WallachBeth Capital LLC acted as the placement
agent in connection with the offering.
The notes and the shares of common stock issuable
upon conversion of the notes have not been registered under the Securities Act of 1933, as amended, or any state securities laws and may
not be offered or sold in the United States absent registration with the Securities and Exchange Commission or an applicable exemption
from the registration requirements of the Securities Act and applicable state securities laws.
Additional details regarding the notes and the
transaction will be included in the Company’s Current Report on Form 8-K, which will be filed with the U.S. Securities and Exchange
Commission and will be available at www.sec.gov.
This press release shall not constitute an offer
to sell or a solicitation of an offer to buy the securities described herein, nor shall there be any sale of such securities in any jurisdiction
in which such offer, solicitation or sale would be unlawful prior to registration or qualification under the securities laws of such jurisdiction.
About Healthcare Triangle
Healthcare Triangle, Inc. based in Pleasanton,
California, reinforces healthcare progress through breakthrough technology and extensive industry knowledge and expertise. We support
healthcare organizations including hospitals and health systems, payers, and pharma/life sciences organizations in their effort to improve
health outcomes through better utilization of the data and information technologies that they rely on. Healthcare Triangle achieves HITRUST
Certification for Cloud and Data Platform (CaDP), marketed as CloudEz™ and DataEz™. HITRUST Risk-based, 2-year (r2) Certified
status demonstrates to our clients the highest standards for data protection and information security. Healthcare Triangle enables the
adoption of new technologies, data enlightenment, business agility, and response to immediate business needs and competitive threats.
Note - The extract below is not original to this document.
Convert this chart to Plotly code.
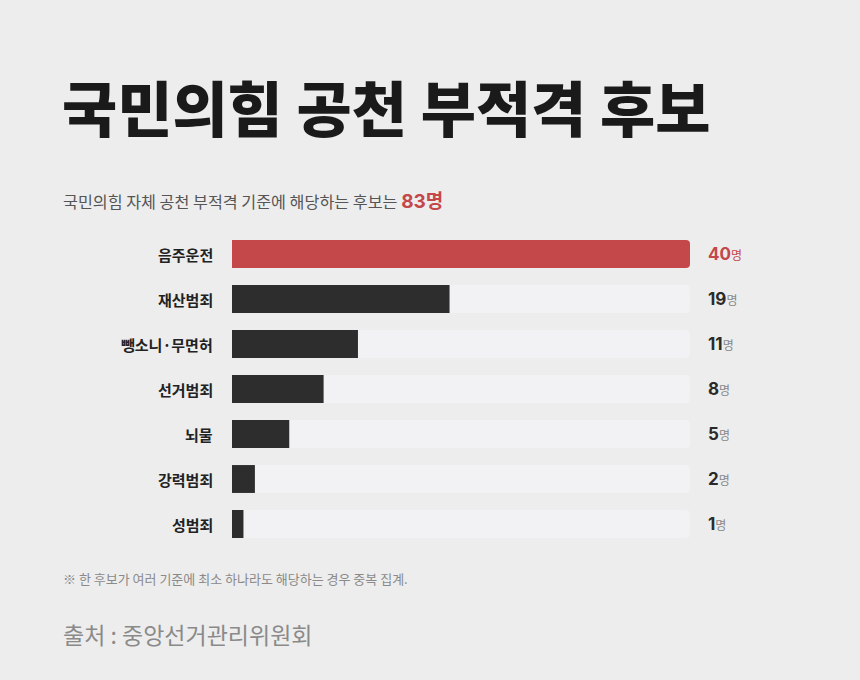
import plotly.graph_objects as go

# data
categories = ["음주운전", "재산범죄", "뺑소니·무면허", "선거범죄", "뇌물", "강력범죄", "성범죄"]
counts = [40, 19, 11, 8, 5, 2, 1]
total = 83

FONT = "Noto Sans CJK KR"
NUM_FONT = "Inter, Noto Sans CJK KR"
BG = "#ededed"
RED = "#c4474a"
DARK = "#2d2d2d"
TRACK = "#f2f2f5"
W, H = 860, 680

max_val = max(counts)
bar_colors = [RED if v == max_val else DARK for v in counts]

fig = go.Figure()

# light background track behind each bar
fig.add_trace(go.Bar(
    y=categories, x=[max_val] * len(categories), orientation="h",
    marker=dict(color=TRACK, line=dict(width=0)),
    width=0.62, hoverinfo="skip", showlegend=False,
))
fig.add_trace(go.Bar(
    y=categories, x=counts, orientation="h",
    marker=dict(color=bar_colors, line=dict(width=0)),
    width=0.62, showlegend=False,
))

# value labels on the right
for cat, v in zip(categories, counts):
    num_color = RED if v == max_val else "#2a2a2a"
    unit_color = RED if v == max_val else "#888888"
    fig.add_annotation(
        x=1.0, xref="x domain", xshift=16, y=cat, yref="y",
        text=f"<b><span style='color:{num_color};font-family:Inter;font-size:17px'>{v}</span></b>"
             f"<span style='color:{unit_color};font-size:12px'>명</span>",
        showarrow=False, xanchor="left", yanchor="middle",
        font=dict(family=FONT, size=16),
    )

# category labels on the left
for cat in categories:
    fig.add_annotation(
        x=0, xref="x domain", xshift=-17, y=cat, yref="y",
        text=f"<b>{cat}</b>", showarrow=False, xanchor="right", yanchor="middle",
        font=dict(family=FONT, size=15, color="#222222"),
    )

# title / subtitle / notes, placed in pixels then turned into paper coords
def text_at(px, py, text, font):
    fig.add_annotation(
        x=px / W, y=1 - py / H, xref="paper", yref="paper", showarrow=False,
        text=text, font=font, xanchor="left", yanchor="middle",
    )

text_at(60, 105, "국민의힘 공천 부적격 후보",
        dict(family=FONT, size=60, color="#1a1a1a", weight=900))
text_at(61, 199,
        f"<span style='color:#555555'>국민의힘 자체 공천 부적격 기준에 해당하는 후보는 </span>"
        f"<b><span style='color:{RED};font-size:19px'><span style='font-family:Inter'>{total}</span>명</span></b>",
        dict(family=FONT, size=16.2))
text_at(61, 578, "※ 한 후보가 여러 기준에 최소 하나라도 해당하는 경우 중복 집계.",
        dict(family=FONT, size=13, color="#8a8a8a"))
text_at(61, 634, "출처 : 중앙선거관리위원회",
        dict(family=FONT, size=23, color="#8a8a8a"))

fig.update_layout(
    width=W, height=H,
    paper_bgcolor=BG, plot_bgcolor=BG,
    margin=dict(l=0, r=0, t=0, b=0),
    barmode="overlay", barcornerradius=4,
    font=dict(family=FONT),
    xaxis=dict(domain=[232 / W, 690 / W], range=[0, max_val], visible=False, fixedrange=True),
    yaxis=dict(domain=[1 - 546.5 / H, 1 - 231.5 / H], autorange="reversed",
               showticklabels=False, showgrid=False, zeroline=False, fixedrange=True),
    showlegend=False,
)

fig.write_html("out.html", config={"displayModeBar": False},
               post_script="document.body.style.margin='0';")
The highly regulated healthcare and life sciences industries rely on Healthcare Triangle for expertise in digital transformation encompassing
the cloud, security and compliance, data lifecycle management, healthcare interoperability, and clinical & business performance optimization.
Forward-Looking Statements
This press release contains “forward-looking
statements,” which are statements related to events, results, activities or developments that HCTI expects, believes or anticipates
will or may occur in the future. Forward-looking statements often contain words such as “intends,” “estimates,” “anticipates,”
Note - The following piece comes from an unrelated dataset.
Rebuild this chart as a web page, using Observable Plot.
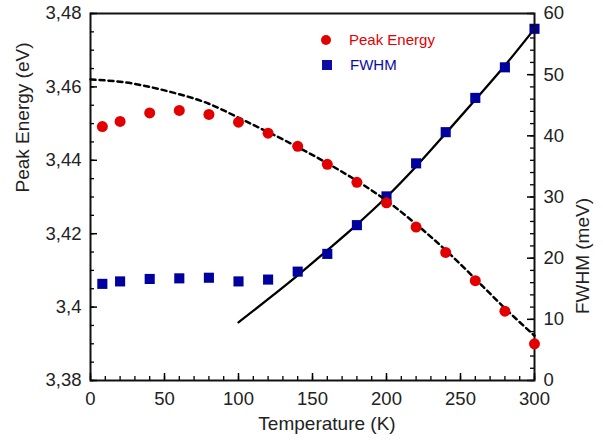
<!DOCTYPE html>
<html>
<head>
<meta charset="utf-8">
<script src="https://cdn.jsdelivr.net/npm/d3@7"></script>
<script src="https://cdn.jsdelivr.net/npm/@observablehq/plot@0.6"></script>
<style>
  html, body { margin: 0; padding: 0; background: #fff; }
  #chart { position: relative; width: 603px; height: 440px; font-family: "Liberation Sans", Arial, sans-serif; }
  #chart svg.layer { position: absolute; left: 0; top: 0; }
  .leg { position: absolute; display: flex; align-items: center; font-size: 15px; line-height: 1; white-space: nowrap; }
  .leg svg { margin-right: 17px; }
</style>
</head>
<body>
<div id="chart"></div>
<script>
// ---- data ----
const temperatures = [8, 20, 40, 60, 80, 100, 120, 140, 160, 180, 200, 220, 240, 260, 280, 300];
const peakEnergy   = [3.4492, 3.4506, 3.4529, 3.4536, 3.4525, 3.4504, 3.4474, 3.4438, 3.4389, 3.4340, 3.4284, 3.4218, 3.4149, 3.4072, 3.3989, 3.3900];
const fwhm         = [15.8, 16.2, 16.6, 16.7, 16.8, 16.2, 16.5, 17.8, 20.7, 25.4, 30.1, 35.5, 40.6, 46.2, 51.2, 57.5];

const varshniT     = [0, 20, 40, 60, 80, 100, 120, 140, 160, 180, 200, 220, 240, 260, 280, 300];
const varshniE     = [3.4620, 3.4614, 3.4600, 3.4580, 3.4554, 3.4516, 3.4477, 3.4436, 3.4392, 3.4344, 3.4290, 3.4226, 3.4155, 3.4077, 3.3997, 3.3922];

const fitT         = [100, 120, 140, 160, 180, 200, 220, 240, 260, 280, 300];
const fitFwhm      = [9.5, 13.3, 17.2, 21.3, 25.5, 30.0, 35.0, 40.4, 45.9, 51.5, 57.5];

const xTicks = [0, 50, 100, 150, 200, 250, 300];
const xTickLabels = ["0", "50", "100", "150", "200", "250", "300"];
const energyTicks = [3.38, 3.40, 3.42, 3.44, 3.46, 3.48];
const energyTickLabels = ["3,38", "3,4", "3,42", "3,44", "3,46", "3,48"];
const fwhmTicks = [0, 10, 20, 30, 40, 50, 60];
const fwhmTickLabels = ["0", "10", "20", "30", "40", "50", "60"];

const seriesNames = ["Peak Energy", "FWHM"];
const xTitle = "Temperature (K)";
const yLeftTitle = "Peak Energy (eV)";
const yRightTitle = "FWHM (meV)";

// ---- layout / style ----
const W = 603, H = 440;
const M = {top: 13, right: 69, bottom: 60, left: 90};
const plotW = W - M.left - M.right, plotH = H - M.top - M.bottom;
const RED = "#e30000", BLUE = "#00009e", INK = "#222";
const FONT = "'Liberation Sans', Arial, sans-serif";

const xMinor = d3.range(0, 301, 10);
const energyMinor = d3.range(3.38, 3.4801, 0.005);
const fwhmMinor = d3.range(0, 60.01, 2);

const energyRows = temperatures.map((t, i) => ({t, e: peakEnergy[i]}));
const fwhmRows = temperatures.map((t, i) => ({t, w: fwhm[i]}));
const varRows = varshniT.map((t, i) => ({t, e: varshniE[i]}));
const fitRows = fitT.map((t, i) => ({t, w: fitFwhm[i]}));

const xLab = new Map(xTicks.map((d, i) => [d, xTickLabels[i]]));
const eLab = new Map(energyTicks.map((d, i) => [d, energyTickLabels[i]]));
const wLab = new Map(fwhmTicks.map((d, i) => [d, fwhmTickLabels[i]]));

const common = {
  width: W, height: H,
  marginTop: M.top, marginRight: M.right, marginBottom: M.bottom, marginLeft: M.left,
  style: {background: "transparent", fontFamily: FONT, fontSize: "18.5px", color: INK}
};

// bottom layer: FWHM on its own y scale (right axis)
const plotF = Plot.plot({
  ...common,
  x: {domain: [0, 300], axis: null},
  y: {domain: [0, 60], axis: null},
  marks: [
    Plot.line(fitRows, {x: "t", y: "w", stroke: "#000", strokeWidth: 2.3, curve: "monotone-x"}),
    Plot.dot(fwhmRows, {x: "t", y: "w", symbol: "square", r: 5.7, fill: BLUE, stroke: "none"}),
    Plot.tickY(fwhmTicks, {y: d => d, insetLeft: plotW - 7, stroke: "#000", strokeWidth: 1.5}),
    Plot.tickY(fwhmMinor, {y: d => d, insetLeft: plotW - 4, stroke: "#000", strokeWidth: 1.3}),
    Plot.axisY({anchor: "right", ticks: fwhmTicks, tickFormat: d => wLab.get(d), tickSize: 0, tickPadding: 9, label: null, fill: INK}),
    Plot.text([yRightTitle], {frameAnchor: "right", dx: 48, dy: 1, rotate: -90, fontSize: 19, fill: INK, lineAnchor: "middle"})
  ]
});

// top layer: Peak Energy (left axis), x axis, frame
const plotE = Plot.plot({
  ...common,
  x: {domain: [0, 300]},
  y: {domain: [3.38, 3.48]},
  marks: [
    Plot.frame({stroke: "#111", strokeWidth: 2}),
    Plot.line(varRows, {x: "t", y: "e", stroke: "#000", strokeWidth: 2.5, strokeDasharray: "5,4", curve: "natural"}),
    Plot.dot(energyRows, {x: "t", y: "e", r: 5.5, fill: RED, stroke: "none"}),
    Plot.tickY(energyTicks, {y: d => d, insetRight: plotW - 7, stroke: "#000", strokeWidth: 1.5}),
    Plot.tickY(energyMinor, {y: d => d, insetRight: plotW - 4, stroke: "#000", strokeWidth: 1.3}),
    Plot.tickX(xTicks, {x: d => d, insetTop: plotH - 7, stroke: "#000", strokeWidth: 1.5}),
    Plot.tickX(xMinor, {x: d => d, insetTop: plotH - 4, stroke: "#000", strokeWidth: 1.3}),
    Plot.axisY({anchor: "left", ticks: energyTicks, tickFormat: d => eLab.get(d), tickSize: 0, tickPadding: 9, label: null, fill: INK}),
    Plot.axisX({anchor: "bottom", ticks: xTicks, tickFormat: d => xLab.get(d), tickSize: 0, tickPadding: 11, label: null, fill: INK}),
    Plot.text([xTitle], {frameAnchor: "bottom", dx: 14.5, dy: 43, fontSize: 19, fill: INK, lineAnchor: "middle"}),
    Plot.text([yLeftTitle], {frameAnchor: "left", dx: -67.5, dy: -4.5, rotate: -90, fontSize: 19, fill: INK, lineAnchor: "middle"})
  ]
});

const chart = document.getElementById("chart");
plotF.classList.add("layer");
plotE.classList.add("layer");
chart.appendChild(plotF);
chart.appendChild(plotE);

// legend
function legendRow(name, color, shape, left, top) {
  const row = document.createElement("div");
  row.className = "leg";
  row.style.left = left + "px";
  row.style.top = top + "px";
  row.style.color = color;
  const sym = shape === "circle"
    ? `<svg width="12" height="12"><circle cx="6" cy="6" r="5" fill="${color}"/></svg>`
    : `<svg width="12" height="12"><rect x="1" y="1" width="10" height="10" fill="${color}"/></svg>`;
  row.innerHTML = sym + `<span>${name}</span>`;
  chart.appendChild(row);
}
legendRow(seriesNames[0], RED, "circle", 320, 32);
legendRow(seriesNames[1], "#0b0ba8", "square", 321, 57);
</script>
</body>
</html>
“hopes,” “projects,” “plans,” “expects,” “seek,” “believes,” “see,”
“should,” “will,” “would,” “target,” “aims” and similar expressions and the negative
versions thereof. Such statements are based on HCTI’s experience and perception of current conditions, trends, expected future developments
and other factors it believes are appropriate under the circumstances and speak only as of the date made. Forward-looking statements are
inherently uncertain, and actual results may differ materially from assumptions, estimates or expectations reflected or contained in the
forward-looking statements as a result of various factors. For details on the uncertainties that may cause actual results to be materially
different than those expressed in forward-looking statements, please review the Company’s Annual Report on Form 10-K and other reports
on file with the Securities and Exchange Commission at www.sec.gov, particularly the information contained in the section entitled “Risk
Factors.” The Company undertakes no obligation to publicly update or revise any forward-looking statements to reflect new information
or future events or otherwise, except as required by law.